> [Exercise]:
Repeat every line exactly, keeping the pictures out of the copy.

## begin

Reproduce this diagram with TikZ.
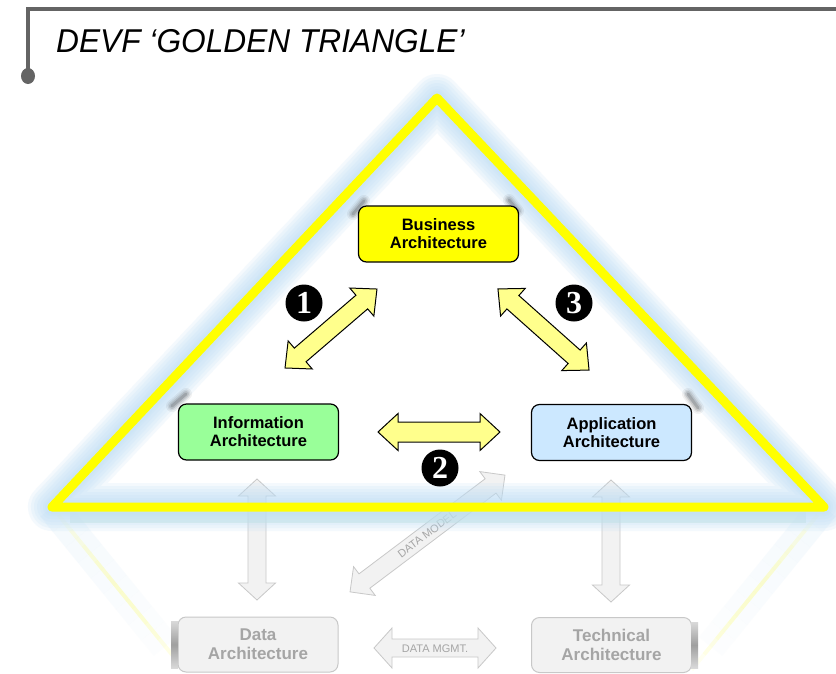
\documentclass[tikz,border=0pt]{standalone}
\usepackage{fontspec}
\setmainfont{Liberation Sans}
\newfontfamily\titlefont[FakeStretch=0.96]{Liberation Sans}
\newfontfamily\numfont{Liberation Serif}
\usetikzlibrary{calc}
\definecolor{glowc}{RGB}{190,222,246}
\definecolor{glowg}{RGB}{196,230,212}
\definecolor{triy}{RGB}{255,255,0}
\definecolor{arry}{RGB}{255,255,140}
\definecolor{infog}{RGB}{153,255,153}
\definecolor{appb}{RGB}{204,232,255}
\definecolor{ghostfill}{RGB}{242,242,242}
\definecolor{ghostline}{RGB}{200,200,200}
\definecolor{ghosttext}{RGB}{165,165,165}
\definecolor{rulegray}{RGB}{100,100,100}
% center, angle, half length, shaft half width, head half width, head length, style
\newcommand\fatarrow[7]{%
  \begin{scope}[shift={#1},rotate=#2]
    \path[#7] (-#3,0) -- (-#3+#6,#5) -- (-#3+#6,#4) -- (#3-#6,#4) -- (#3-#6,#5)
      -- (#3,0) -- (#3-#6,-#5) -- (#3-#6,-#4) -- (-#3+#6,-#4) -- (-#3+#6,-#5) -- cycle;
  \end{scope}}
\tikzset{
  yarrow/.style={draw=black, line width=1pt, fill=arry, line join=miter},
  garrow/.style={draw=ghostline, line width=0.8pt, fill=ghostfill, line join=miter},
  archbox/.style={draw=black, line width=1.2pt, rounded corners=8pt,
    minimum width=160pt, minimum height=56pt, align=center, inner sep=0pt,
    font=\fontsize{16.5}{18}\selectfont\bfseries},
  ghostbox/.style={draw=ghostline, line width=1pt, fill=ghostfill, rounded corners=8pt,
    minimum width=160pt, minimum height=55pt, align=center, inner sep=0pt,
    text=ghosttext, font=\fontsize{17}{19}\selectfont\bfseries},
  numc/.style={circle, fill=black, minimum size=37pt, inner sep=0pt, text=white,
    font=\numfont\bfseries\fontsize{32}{32}\selectfont},
  glabel/.style={text=ghosttext, font=\fontsize{11}{11}\selectfont, inner sep=0pt},
  cshadow/.style={line cap=round, draw=black}
}
\begin{document}
\begin{tikzpicture}[x=1pt,y=-1pt]
\useasboundingbox[fill=white] (0,0) rectangle (836,673);

% title rule
\coordinate (rA) at (836,9);
\coordinate (rB) at (28,9);
\coordinate (rC) at (28,72);
\draw[rulegray, line width=3.5pt, line join=miter] (rA) -- (rB) -- (rC);
\fill[rulegray] (28,76) ellipse [x radius=7, y radius=8];
\node[anchor=base west, inner sep=0pt, font=\titlefont\itshape\fontsize{33}{33}\selectfont] (title) at (56,52) {DEVF ‘GOLDEN TRIANGLE’};

% triangle corners
\coordinate (apex) at (437,98);
\coordinate (bl) at (52,507);
\coordinate (br) at (824,507);
\coordinate (rl) at (178,662);
\coordinate (rr) at (698,662);

% reflection of the triangle sides
\foreach \t in {0,0.1,...,0.9}{
  \pgfmathsetmacro\op{0.16*(1-\t)}
  \pgfmathsetmacro\tn{\t+0.1}
  \draw[glowc, line width=30pt, opacity=\op] ($(bl)!\t!(rl)$) -- ($(bl)!\tn!(rl)$);
  \draw[glowc, line width=30pt, opacity=\op] ($(br)!\t!(rr)$) -- ($(br)!\tn!(rr)$);
}
\foreach \t in {0.05,0.15,...,0.95}{
  \pgfmathsetmacro\op{0.16*sin(180*\t)+0.03}
  \pgfmathsetmacro\tn{\t+0.1}
  \draw[triy, line width=4pt, opacity=\op] ($(bl)!\t!(rl)$) -- ($(bl)!\tn!(rl)$);
  \draw[triy, line width=4pt, opacity=\op] ($(br)!\t!(rr)$) -- ($(br)!\tn!(rr)$);
}

% ghost (reflected) boxes and arrows
\node[ghostbox] (data) at (258,644.5) {Data\\Architecture};
\node[ghostbox] (tech) at (611.5,645) {Technical\\Architecture};
\shade[top color=gray!30, bottom color=gray!30, middle color=gray!75] (171,621) rectangle (178,668);
\shade[top color=gray!30, bottom color=gray!30, middle color=gray!75] (691,622) rectangle (698,668);

\fatarrow{(257,539.5)}{90}{60.5}{9}{18.5}{17}{garrow}
\fatarrow{(611,541)}{90}{61}{9}{18.5}{17}{garrow}
\fatarrow{(427.5,533.5)}{37}{97}{9}{18}{18}{garrow}
\fatarrow{(435,648)}{0}{61}{9}{20}{18}{garrow}
\node[glabel] (dmgmt) at (435,648.5) {DATA MGMT.};
\node[glabel, rotate=37] (dmodel) at (427,534) {DATA MODEL};

% glow of the triangle
\fill[glowg, opacity=0.45] (70,512) rectangle (806,523);
\foreach \w in {48,42,36,30,24,18,14}{
  \draw[glowc, line width=\w pt, opacity=0.17, line join=round] (apex) -- (bl) -- (br) -- cycle;
}
\draw[triy, line width=9pt, line join=round] (apex) -- (bl) -- (br) -- cycle;

% corner shadows
\foreach \a/\b in {{(353,214)}/{(364,201)}, {(509,200)}/{(518,211)}, {(172,406)}/{(186,394)}, {(688,394)}/{(698,408)}}{
  \foreach \w/\o in {12/0.05, 9/0.07, 6/0.1, 3/0.14}{
    \draw[cshadow, line width=\w pt, opacity=\o] \a -- \b;
  }
}

% main boxes
\node[archbox, fill=triy] (bus) at (438.5,234) {Business\\Architecture};
\node[archbox, fill=infog] (info) at (258.5,432) {Information\\Architecture};
\node[archbox, fill=appb] (app) at (611.5,432.5) {Application\\Architecture};

% yellow relation arrows
\fatarrow{(331,328.5)}{40.65}{60.6}{9}{18.5}{20}{yarrow}
\fatarrow{(543.5,329.5)}{-41.7}{61}{9}{18.5}{20}{yarrow}
\fatarrow{(439,432)}{0}{61}{10}{18.5}{20}{yarrow}

% numbers
\node[numc] (n1) at (304,303) {1};
\node[numc] (n2) at (440,468) {2};
\node[numc] (n3) at (574,303) {3};
\end{tikzpicture}
\end{document}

## end

> [Worked answer]:
Reproduce this diagram with TikZ.
\documentclass[tikz,border=0pt]{standalone}
\usepackage{fontspec}
\setmainfont{Liberation Sans}
\newfontfamily\titlefont[FakeStretch=0.96]{Liberation Sans}
\newfontfamily\numfont{Liberation Serif}
\usetikzlibrary{calc}
\definecolor{glowc}{RGB}{190,222,246}
\definecolor{glowg}{RGB}{196,230,212}
\definecolor{triy}{RGB}{255,255,0}
\definecolor{arry}{RGB}{255,255,140}
\definecolor{infog}{RGB}{153,255,153}
\definecolor{appb}{RGB}{204,232,255}
\definecolor{ghostfill}{RGB}{242,242,242}
\definecolor{ghostline}{RGB}{200,200,200}
\definecolor{ghosttext}{RGB}{165,165,165}
\definecolor{rulegray}{RGB}{100,100,100}
% center, angle, half length, shaft half width, head half width, head length, style
\newcommand\fatarrow[7]{%
  \begin{scope}[shift={#1},rotate=#2]
    \path[#7] (-#3,0) -- (-#3+#6,#5) -- (-#3+#6,#4) -- (#3-#6,#4) -- (#3-#6,#5)
      -- (#3,0) -- (#3-#6,-#5) -- (#3-#6,-#4) -- (-#3+#6,-#4) -- (-#3+#6,-#5) -- cycle;
  \end{scope}}
\tikzset{
  yarrow/.style={draw=black, line width=1pt, fill=arry, line join=miter},
  garrow/.style={draw=ghostline, line width=0.8pt, fill=ghostfill, line join=miter},
  archbox/.style={draw=black, line width=1.2pt, rounded corners=8pt,
    minimum width=160pt, minimum height=56pt, align=center, inner sep=0pt,
    font=\fontsize{16.5}{18}\selectfont\bfseries},
  ghostbox/.style={draw=ghostline, line width=1pt, fill=ghostfill, rounded corners=8pt,
    minimum width=160pt, minimum height=55pt, align=center, inner sep=0pt,
    text=ghosttext, font=\fontsize{17}{19}\selectfont\bfseries},
  numc/.style={circle, fill=black, minimum size=37pt, inner sep=0pt, text=white,
    font=\numfont\bfseries\fontsize{32}{32}\selectfont},
  glabel/.style={text=ghosttext, font=\fontsize{11}{11}\selectfont, inner sep=0pt},
  cshadow/.style={line cap=round, draw=black}
}
\begin{document}
\begin{tikzpicture}[x=1pt,y=-1pt]
\useasboundingbox[fill=white] (0,0) rectangle (836,673);

% title rule
\coordinate (rA) at (836,9);
\coordinate (rB) at (28,9);
\coordinate (rC) at (28,72);
\draw[rulegray, line width=3.5pt, line join=miter] (rA) -- (rB) -- (rC);
\fill[rulegray] (28,76) ellipse [x radius=7, y radius=8];
\node[anchor=base west, inner sep=0pt, font=\titlefont\itshape\fontsize{33}{33}\selectfont] (title) at (56,52) {DEVF ‘GOLDEN TRIANGLE’};

% triangle corners
\coordinate (apex) at (437,98);
\coordinate (bl) at (52,507);
\coordinate (br) at (824,507);
\coordinate (rl) at (178,662);
\coordinate (rr) at (698,662);

% reflection of the triangle sides
\foreach \t in {0,0.1,...,0.9}{
  \pgfmathsetmacro\op{0.16*(1-\t)}
  \pgfmathsetmacro\tn{\t+0.1}
  \draw[glowc, line width=30pt, opacity=\op] ($(bl)!\t!(rl)$) -- ($(bl)!\tn!(rl)$);
  \draw[glowc, line width=30pt, opacity=\op] ($(br)!\t!(rr)$) -- ($(br)!\tn!(rr)$);
}
\foreach \t in {0.05,0.15,...,0.95}{
  \pgfmathsetmacro\op{0.16*sin(180*\t)+0.03}
  \pgfmathsetmacro\tn{\t+0.1}
  \draw[triy, line width=4pt, opacity=\op] ($(bl)!\t!(rl)$) -- ($(bl)!\tn!(rl)$);
  \draw[triy, line width=4pt, opacity=\op] ($(br)!\t!(rr)$) -- ($(br)!\tn!(rr)$);
}

% ghost (reflected) boxes and arrows
\node[ghostbox] (data) at (258,644.5) {Data\\Architecture};
\node[ghostbox] (tech) at (611.5,645) {Technical\\Architecture};
\shade[top color=gray!30, bottom color=gray!30, middle color=gray!75] (171,621) rectangle (178,668);
\shade[top color=gray!30, bottom color=gray!30, middle color=gray!75] (691,622) rectangle (698,668);

\fatarrow{(257,539.5)}{90}{60.5}{9}{18.5}{17}{garrow}
\fatarrow{(611,541)}{90}{61}{9}{18.5}{17}{garrow}
\fatarrow{(427.5,533.5)}{37}{97}{9}{18}{18}{garrow}
\fatarrow{(435,648)}{0}{61}{9}{20}{18}{garrow}
\node[glabel] (dmgmt) at (435,648.5) {DATA MGMT.};
\node[glabel, rotate=37] (dmodel) at (427,534) {DATA MODEL};

% glow of the triangle
\fill[glowg, opacity=0.45] (70,512) rectangle (806,523);
\foreach \w in {48,42,36,30,24,18,14}{
  \draw[glowc, line width=\w pt, opacity=0.17, line join=round] (apex) -- (bl) -- (br) -- cycle;
}
\draw[triy, line width=9pt, line join=round] (apex) -- (bl) -- (br) -- cycle;

% corner shadows
\foreach \a/\b in {{(353,214)}/{(364,201)}, {(509,200)}/{(518,211)}, {(172,406)}/{(186,394)}, {(688,394)}/{(698,408)}}{
  \foreach \w/\o in {12/0.05, 9/0.07, 6/0.1, 3/0.14}{
    \draw[cshadow, line width=\w pt, opacity=\o] \a -- \b;
  }
}

% main boxes
\node[archbox, fill=triy] (bus) at (438.5,234) {Business\\Architecture};
\node[archbox, fill=infog] (info) at (258.5,432) {Information\\Architecture};
\node[archbox, fill=appb] (app) at (611.5,432.5) {Application\\Architecture};

% yellow relation arrows
\fatarrow{(331,328.5)}{40.65}{60.6}{9}{18.5}{20}{yarrow}
\fatarrow{(543.5,329.5)}{-41.7}{61}{9}{18.5}{20}{yarrow}
\fatarrow{(439,432)}{0}{61}{10}{18.5}{20}{yarrow}

% numbers
\node[numc] (n1) at (304,303) {1};
\node[numc] (n2) at (440,468) {2};
\node[numc] (n3) at (574,303) {3};
\end{tikzpicture}
\end{document}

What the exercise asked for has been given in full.